Device Provisioning - IoT Lens

Device Provisioning

In IoT, device provisioning is composed of several sequential steps. The most important aspect is that each device must be given a unique identity and then subsequently authenticated by your IoT application using that identity.

As such, the first step to provisioning a device is to install an identity. The decisions you make in device design and manufacturing determines if the device has a production-ready firmware image and/or unique client credential by the time it reaches the customer. Your decisions determine whether there are additional provisioning-time steps that must be performed before a production device identify can be installed.

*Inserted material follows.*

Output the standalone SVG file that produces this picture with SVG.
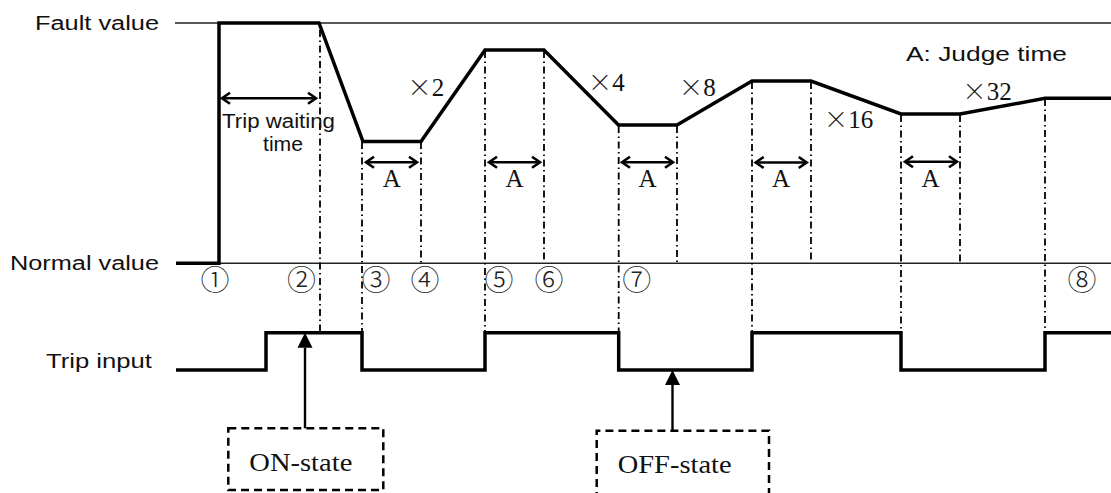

Use X.509 client certificates in IoT for your applications — they tend to be more secure and easier to manage at scale than static passwords. In AWS IoT Core, the device is registered using its certificate along with a unique thing identifier. The registered device is then associated with an IoT policy. An IoT policy gives you the ability to create fine-grained permissions per device. Fine-grained permissions ensure that only one device has permissions to interact with its own MQTT topics and messages.

This registration process ensures that a device is recognized as an IoT asset and that the data it generates can be consumed through AWS IoT to the rest of the AWS ecosystem. To provision a device, you must enable automatic registration and associate a provisioning template or an AWS Lambda function with the initial device provisioning event.

This registration mechanism relies on the device receiving a unique certificate during provisioning (which can happen either during or after manufacturing) which is used to authenticate to the IoT application, in this case AWS IoT. One advantage of this approach is that the device can be transferred to another entity, and be re-provisioned, allowing the registration process to be repeated with the new owner’s AWS IoT account details.



Registration Flow

Figure 1: Registration Flow

  1. Set up the manufacturing device identifier in a database.

  2. The device connects to API Gateway and requests registration from the CPM. The request is validated.

  3. Lambda requests X.509 certificates from your Private Certificate Authority (CA).

  4. Your provisioning system registered your CA with AWS IoT Core.

  5. API Gateway passes the device credentials to the device.

  6. The device initiates the registration workflow with AWS IoT Core.